As depicted in FIG. 2, of the morphemes that may be formed with the characters A-M which are conjunctive with the beginning of a sentence, "ABCD" is the longest. In the Longest Match process, this would be the first attempted division of the first morpheme. Thus, node 401 depicts the first state of the Longest Match process.
The Longest Match process then proceeds to divide a second morpheme from the characters E-M. As depicted by nodes 402 and 403, only two morphemes may be formed from the characters E-M which are both listed in the dictionary and conjunctive with the first morpheme "ABCD." Again, however, the Longest Match process forms and tests morphemes in the order of decreasing length. Thus, the longer morpheme, "EFGH," would be formed from the remaining characters E-M and successfully tested. This would result in the state as depicted by node 402, with the morphemes "ABCD" and "EFGH" divided from the sentence.
As depicted in FIG. 2, node 402 has no children. This means that no morpheme listed in the dictionary can be formed with the remaining characters I-M or that if morphemes can be formed, they are not conjunctive with the morpheme "EFGH." Hence, the Longest Match parser "backtracks" to the state of node 401. With the state of the Longest Match parser as depicted in node 401 the parser attempts to form a different second morpheme which is conjunctive with "ABCD" from the characters E-M. As depicted in node 403, the next longest morpheme which is conjunctive to "ABCD" is "EF." The Longest Match process thereafter attempts to divide the third and fourth morphemes ("GH," "IJK," respectively) traversing the states of nodes 403 to 405 in a similar manner.
When node 405 is reached, the parser determines that no fifth morpheme may be formed from the remaining characters L and M which is conjunctive with the fourth morpheme "IJK." The parser then backtracks to node 404 to redivide the fourth morpheme from the characters I-M. Since no other morphemes may be formed therefrom which are conjunctive with the morpheme "GH", the parser backtracks to node 403 to redivide the third morpheme from the characters G-M. Since that is not possible, the parser backtracks to node 401 to redivide the second morpheme from the characters E-M. Since, all of the possible morphemes which are conjunctive with "ABCD" have been tried, the parser backtracks to the root node 400 to redivide the first morpheme from the characters A-M. At this point, the first morpheme is redivided as "ABC" as depicted at node 406. It may be appreciated, that processing continues in the above described manner through the numbered nodes in numerical order until node 425 is reached.
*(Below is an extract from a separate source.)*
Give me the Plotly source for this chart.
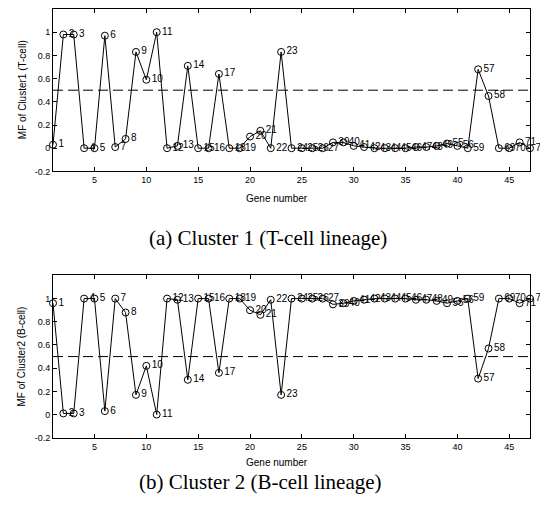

At this point, all of the morphemes are divided from the sentence.
As can be seen from the goal tree of FIG. 2, the Longest Match process uses very limited criteria to form morphemes. The morphemes are formed in decreasing order of length and then tested to determine if they are conjunctive. Occasionally, however, a morpheme originally thought to be correct, later turns out to be incorrect. At this point, the Longest Match process backtracks to redivide the morphemes of the sentence in the reverse order in which they were divided. As such, the efficiency of the algorithm suffers as many poor choices are selected in the segmentation process which are not discovered until much later on.
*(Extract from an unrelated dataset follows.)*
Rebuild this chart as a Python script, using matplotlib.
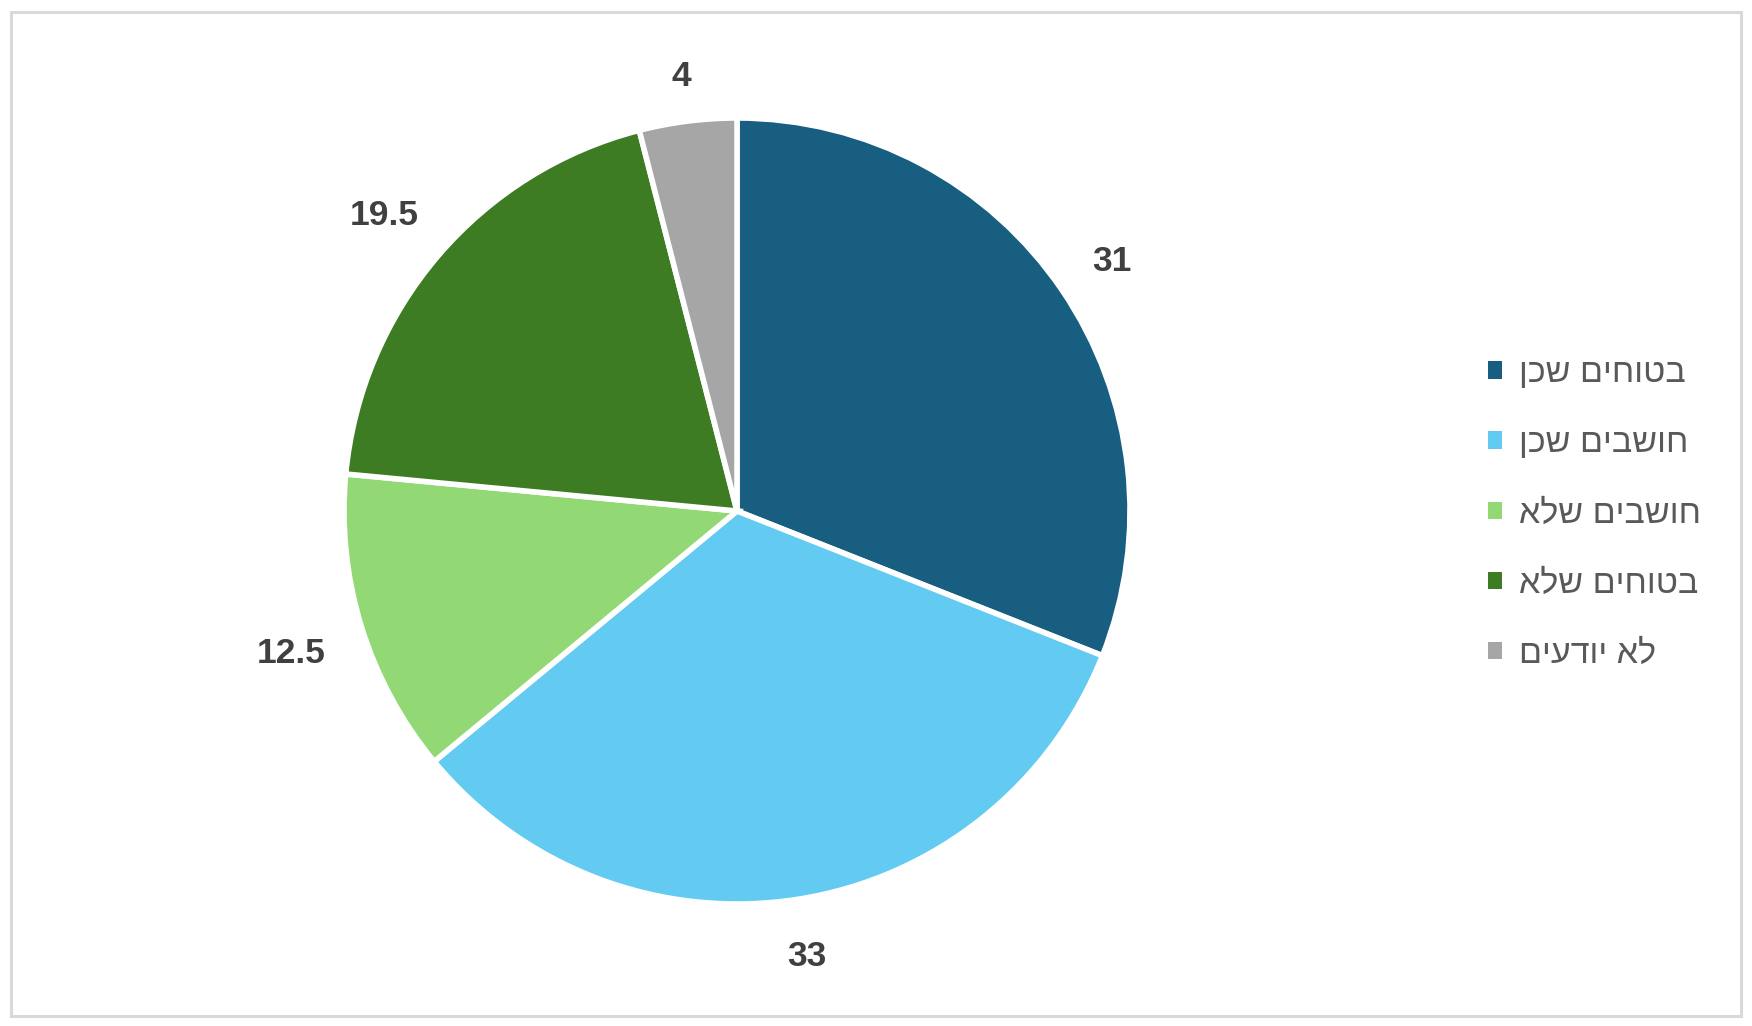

The other approach, called the Parse List Method, attempts to more selectively search for the morphemes of the sentence. At each state of the solution, the parser, in this method, determines all of the possible choices for dividing the next morpheme from the remaining characters in the sentence. For instance, using the example of FIG. 2, the parser would first determine that three morphemes "A," "ABC" and "ABCD" could be formed from the characters A-M and are conjunctive with the beginning of the sentence.
Each partial solution is assigned a weight in accordance with some formula for determining the likelihood of segmenting the entire sentence using this particular partial solution. The partial solution that seems best suited to succeed is selected and processing continues on this partial solution. All potential second morphemes are formed from the remaining characters following the first morpheme which are listed in the dictionary and conjunctive with the first morpheme. For instance, assume "ABCD" appeared most likely to lead to a fully segmented sentence. Both "EF" and "EFGH" would be formed and tested. Each new partial solution thereby formed is also assigned a weight. Again, all of the weights of all of the partial solutions are compared and the partial solution which seems best suited to succeed is continued. It may appear, for instance, at this stage, that the first divided morpheme, "ABCD," which previously looked promising will not inevitably lead to a final solution (i.e. a fully segmented sentence). In such a case, the most promising partial solution will be one of the other states having a different first divided morpheme, i.e. the states of nodes 426, 406 of FIG. 2. Thus, the most promising partial solution is continued i.e., all of the choices for the next parsed morpheme of this partial solution will be explored and assigned weights. For example, suppose after comparing the weights of nodes 402, 403, 406 and 426, node 406 appears to have the most promising solution. In such a case, nodes 407, 416 are examined by dividing "D" and "DEF" from the sentence as the second morpheme. This process continues until the final solution is achieved.
The Parse List Method, although theoretically an optimal process, proves to be inadequate in practice. This is because the computation of weights cannot be 100% accurate. Further, at each stage of the morphological process, every potential morpheme of the most promising partial solution must be evaluated and assigned a weight before processing continues. This reduces efficiency by requiring the evaluation of many choices for the next morpheme in a sentence. Finally, the formula which determines the weights for each partial solution may have a significant time requirement to calculate the weight for each partial solution. All of these considerations reduce the efficiency of the algorithm.
It is therefore an object of the present invention to provide a method and system for morphologizing texts which is efficient and reduces the amount of backtracking.